* Data extract
------------------------------------------------------------------------

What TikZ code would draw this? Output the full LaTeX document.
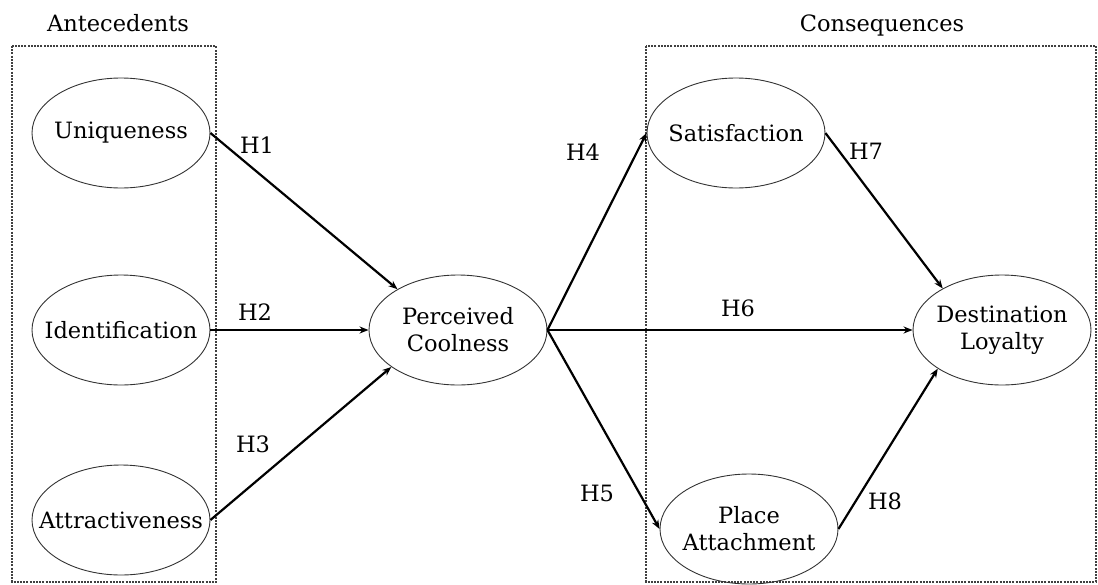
\documentclass[tikz,border=0pt]{standalone}
\usepackage{fontspec}
\setmainfont{DejaVu Serif}
\usetikzlibrary{shapes.geometric,arrows.meta}
\begin{document}
\begin{tikzpicture}[x=1pt,y=-1pt,
  every node/.style={font=\fontsize{22.5}{27}\selectfont},
  construct/.style={ellipse,draw=black!80,line width=0.9pt,minimum width=178pt,minimum height=110pt,inner sep=0pt},
  lbl/.style={align=center,inner sep=0pt},
  groupbox/.style={draw=black!75,line width=1.1pt,dash pattern=on 2pt off 1.2pt},
  path/.style={line width=2.2pt,-{Stealth[length=9pt,width=7pt]}},
  hyp/.style={inner sep=1pt}]
\useasboundingbox (0,0) rectangle (1098,584);
\draw[groupbox] (12,46) rectangle (216,582);
\draw[groupbox] (646,46) rectangle (1096,582);
\node (ant) at (118,23) {Antecedents};
\node (con) at (882,25) {Consequences};
\node[construct,label={[lbl]center:Uniqueness}] (uni) at (121,133) {};
\node[construct,label={[lbl]center:Identification}] (ide) at (121,330) {};
\node[construct,label={[lbl]center:Attractiveness}] (att) at (121,520) {};
\node[construct,label={[lbl]center:Perceived\\Coolness}] (pc) at (458,330) {};
\node[construct,label={[lbl]center:Satisfaction}] (sat) at (736,133) {};
\node[construct,label={[lbl]center:Place\\Attachment}] (pa) at (749,529) {};
\node[construct,label={[lbl]center:Destination\\Loyalty}] (dl) at (1002,330) {};
\draw[path] (uni.east) -- (pc.146);
\draw[path] (ide.east) -- (pc.west);
\draw[path] (att.east) -- (pc.209);
\draw[path] (pc.east) -- (sat.west);
\draw[path] (pc.east) -- (pa.west);
\draw[path] (pc.east) -- (dl.west);
\draw[path] (sat.east) -- (dl.145);
\draw[path] (pa.east) -- (dl.211);
\node[hyp] (h1) at (257,145) {H1};
\node[hyp] (h2) at (255,312) {H2};
\node[hyp] (h3) at (253,444) {H3};
\node[hyp] (h4) at (583,152) {H4};
\node[hyp] (h5) at (597,493) {H5};
\node[hyp] (h6) at (738,308) {H6};
\node[hyp] (h7) at (866,151) {H7};
\node[hyp] (h8) at (885,501) {H8};
\end{tikzpicture}
\end{document}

------------------------------------------------------------------------

* Task requirements
Keep every word of the data as it is when you write it out, but drop the pictures.

* Correct response
What TikZ code would draw this? Output the full LaTeX document.
\documentclass[tikz,border=0pt]{standalone}
\usepackage{fontspec}
\setmainfont{DejaVu Serif}
\usetikzlibrary{shapes.geometric,arrows.meta}
\begin{document}
\begin{tikzpicture}[x=1pt,y=-1pt,
  every node/.style={font=\fontsize{22.5}{27}\selectfont},
  construct/.style={ellipse,draw=black!80,line width=0.9pt,minimum width=178pt,minimum height=110pt,inner sep=0pt},
  lbl/.style={align=center,inner sep=0pt},
  groupbox/.style={draw=black!75,line width=1.1pt,dash pattern=on 2pt off 1.2pt},
  path/.style={line width=2.2pt,-{Stealth[length=9pt,width=7pt]}},
  hyp/.style={inner sep=1pt}]
\useasboundingbox (0,0) rectangle (1098,584);
\draw[groupbox] (12,46) rectangle (216,582);
\draw[groupbox] (646,46) rectangle (1096,582);
\node (ant) at (118,23) {Antecedents};
\node (con) at (882,25) {Consequences};
\node[construct,label={[lbl]center:Uniqueness}] (uni) at (121,133) {};
\node[construct,label={[lbl]center:Identification}] (ide) at (121,330) {};
\node[construct,label={[lbl]center:Attractiveness}] (att) at (121,520) {};
\node[construct,label={[lbl]center:Perceived\\Coolness}] (pc) at (458,330) {};
\node[construct,label={[lbl]center:Satisfaction}] (sat) at (736,133) {};
\node[construct,label={[lbl]center:Place\\Attachment}] (pa) at (749,529) {};
\node[construct,label={[lbl]center:Destination\\Loyalty}] (dl) at (1002,330) {};
\draw[path] (uni.east) -- (pc.146);
\draw[path] (ide.east) -- (pc.west);
\draw[path] (att.east) -- (pc.209);
\draw[path] (pc.east) -- (sat.west);
\draw[path] (pc.east) -- (pa.west);
\draw[path] (pc.east) -- (dl.west);
\draw[path] (sat.east) -- (dl.145);
\draw[path] (pa.east) -- (dl.211);
\node[hyp] (h1) at (257,145) {H1};
\node[hyp] (h2) at (255,312) {H2};
\node[hyp] (h3) at (253,444) {H3};
\node[hyp] (h4) at (583,152) {H4};
\node[hyp] (h5) at (597,493) {H5};
\node[hyp] (h6) at (738,308) {H6};
\node[hyp] (h7) at (866,151) {H7};
\node[hyp] (h8) at (885,501) {H8};
\end{tikzpicture}
\end{document}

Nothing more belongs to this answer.